Hugging Face has unveiled a new demonstration of an artificial intelligence (AI) agent, known as the Open Computer Agent, capable of executing various web-based tasks. This free tool can be easily accessed by anyone through its dedicated website. With the ability to operate in web browsers, it can autonomously navigate platforms like Google Search, Google Maps, and ticket booking sites to accomplish tasks.
Open Computer Agent Now Open to All Users
Aymeric Roucher, the Project Lead for Agents at Hugging Face, shared the release details of the Open Computer Agent in a recent post on X, the platform formerly known as Twitter. This open-source agent is designed to autonomously handle a broad array of tasks and is equipped with a Linux virtual machine along with several applications, including the Mozilla Firefox web browser.
According to Roucher, the AI agent utilizes Qwen2-VL-72B, a vision-language AI model that helps it identify elements on the screen by their coordinates. This functionality allows the agent to analyze visual data, perform necessary actions, and proceed to subsequent steps. The agentic features are supported by Hugging Face’s smolagents tool.
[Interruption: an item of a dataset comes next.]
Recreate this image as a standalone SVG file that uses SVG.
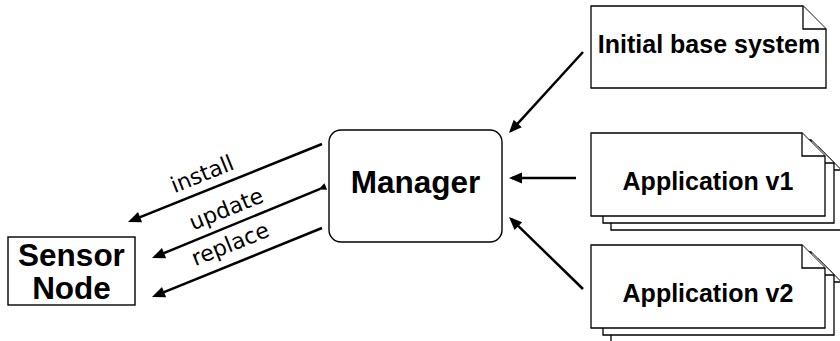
<svg xmlns="http://www.w3.org/2000/svg" width="840" height="341" viewBox="0 0 840 341">
<style>
.box{fill:#fff;stroke:#000;stroke-width:1.4}
.doc{fill:#fff;stroke:#000;stroke-width:1.3;stroke-linejoin:miter}
.big{font-family:"Liberation Sans",Arial,sans-serif;font-weight:bold;font-size:31.5px;fill:#000;text-anchor:middle}
.dt{font-family:"Liberation Sans",Arial,sans-serif;font-weight:bold;font-size:25px;fill:#000;text-anchor:middle}
.lbl{font-family:"DejaVu Sans",sans-serif;font-size:22px;fill:#000;text-anchor:middle}
.c{stroke:#000;stroke-width:2.5;fill:none}
</style>
<defs>
<marker id="ah" markerUnits="userSpaceOnUse" markerWidth="13" markerHeight="11" refX="10" refY="5.5" orient="auto" overflow="visible">
<path d="M0,0 L13,5.5 L0,11 z" fill="#000"/>
</marker>
<marker id="ahs" markerUnits="userSpaceOnUse" markerWidth="8" markerHeight="7" refX="6" refY="3.5" orient="auto" overflow="visible">
<path d="M0,0 L8,3.5 L0,7 z" fill="#000"/>
</marker>
</defs>
<g id="connectors">
<line class="c" x1="322" y1="144" x2="130.8" y2="220.9" marker-end="url(#ah)"/>
<line class="c" x1="320.2" y1="188.8" x2="154.8" y2="256.9" marker-start="url(#ahs)" marker-end="url(#ah)"/>
<line class="c" x1="322" y1="228" x2="154.8" y2="295.9" marker-end="url(#ah)"/>
<line class="c" x1="583" y1="52" x2="511" y2="130.8" marker-end="url(#ah)"/>
<line class="c" x1="576" y1="178" x2="512" y2="178" marker-end="url(#ah)"/>
<line class="c" x1="583" y1="289" x2="511.2" y2="219.1" marker-end="url(#ah)"/>
<text class="lbl" transform="translate(205,181) rotate(-22)">install</text>
<text class="lbl" transform="translate(229,216) rotate(-22)">update</text>
<text class="lbl" transform="translate(233,251) rotate(-22)">replace</text>
</g>
<g id="sensor">
<rect class="box" x="8" y="237" width="127" height="68"/>
<text class="big" x="71.5" y="266">Sensor</text>
<text class="big" x="71.5" y="299">Node</text>
</g>
<g id="manager">
<rect class="box" x="329" y="130" width="173" height="112" rx="12"/>
<text class="big" x="415.5" y="193">Manager</text>
</g>
<g id="base">
<path class="doc" d="M591,6 H803 L826,29 V88 H591 Z"/>
<path class="doc" d="M803,6 V29 H826" fill="none"/>
<text class="dt" x="709" y="53">Initial base system</text>
</g>
<g id="app1">
<path class="doc" d="M611,147 H818 L841,170 V230 H611 Z"/>
<path class="doc" d="M818,147 V170 H841" fill="none"/>
<path class="doc" d="M603,140 H811 L834,163 V223 H603 Z"/>
<path class="doc" d="M811,140 V163 H834" fill="none"/>
<path class="doc" d="M591,133 H802 L825,156 V216 H591 Z"/>
<path class="doc" d="M802,133 V156 H825" fill="none"/>
<text class="dt" x="708" y="190">Application v1</text>
</g>
<g id="app2">
<path class="doc" d="M611,259 H818 L841,282 V342 H611 Z"/>
<path class="doc" d="M818,259 V282 H841" fill="none"/>
<path class="doc" d="M603,252 H811 L834,275 V335 H603 Z"/>
<path class="doc" d="M811,252 V275 H834" fill="none"/>
<path class="doc" d="M591,245 H802 L825,268 V328 H591 Z"/>
<path class="doc" d="M802,245 V268 H825" fill="none"/>
<text class="dt" x="708" y="302">Application v2</text>
</g>
</svg>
We’re launching Computer Use in smolagents! 🥳
-> As vision models become more capable, they become able to power complex agentic workflows. Especially Qwen-VL models, that support built-in grounding, i.e. ability to locate any element in an image by its coordinates, thus to… pic.twitter.com/mI8MuWZkIS
— m_ric (@AymericRoucher) May 6, 2025
The AI agent can be utilized free of charge, and interested users can visit this link to experiment with the Open Computer Agent. For example, users can request the agent to find directions to a specific location, prompting it to open Google Maps, enter the starting point and destination, and provide navigation assistance.
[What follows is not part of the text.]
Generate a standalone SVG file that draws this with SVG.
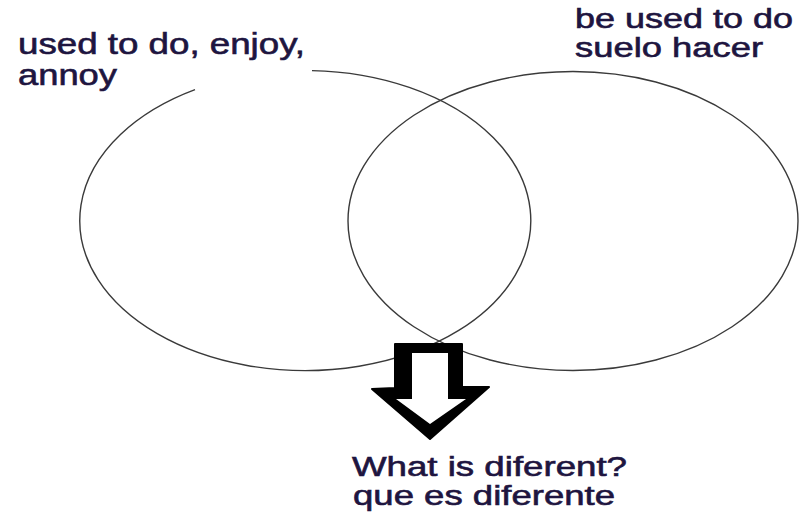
<svg xmlns="http://www.w3.org/2000/svg" width="800" height="512" viewBox="0 0 800 512">
  <style>
    .set { fill: none; stroke: #3a3a3a; stroke-width: 1.4; }
    .lbl { font-family: "Liberation Sans", Arial, sans-serif; font-size: 27px; fill: #1e1540; stroke: #1e1540; stroke-width: 0.6; }
  </style>
  <rect width="800" height="512" fill="#ffffff"/>
  <g id="set-left">
    <path class="set" d="M312,70.6 A225.5,150 0 1 1 195,89.7"/>
    <text class="lbl" x="18" y="54" style="font-size:29px" textLength="287" lengthAdjust="spacingAndGlyphs">used to do, enjoy,</text>
    <text class="lbl" x="18" y="85" style="font-size:29px" textLength="99" lengthAdjust="spacingAndGlyphs">annoy</text>
  </g>
  <g id="set-right">
    <ellipse class="set" cx="573" cy="221" rx="225" ry="149.5"/>
    <text class="lbl" x="575" y="28" textLength="218" lengthAdjust="spacingAndGlyphs">be used to do</text>
    <text class="lbl" x="575" y="57" textLength="188" lengthAdjust="spacingAndGlyphs">suelo hacer</text>
  </g>
  <g id="connectors">
    <path d="M395,344 H462 V387 H489 L430,439 L372,389 L395,388 Z" fill="#000" stroke="#000" stroke-width="2" stroke-linejoin="round"/>
    <path d="M412,353 V399 H396 L430,424 L466,399 H448 V353 Z" fill="#fff"/>
  </g>
  <g id="result">
    <text class="lbl" x="352" y="476" textLength="275" lengthAdjust="spacingAndGlyphs">What is diferent?</text>
    <text class="lbl" x="353" y="505" textLength="262" lengthAdjust="spacingAndGlyphs">que es diferente</text>
  </g>
</svg>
Staff from Gadgets 360 recently tested the AI agent. While it operates according to its intended purpose, they noted that its speed in task completion could be sluggish. The agent sometimes struggles with complex prompts, leading to mistakes or incomplete results. Furthermore, being a cloud-based tool, users may experience long wait times due to a queue, which could delay the start of the agent’s task execution.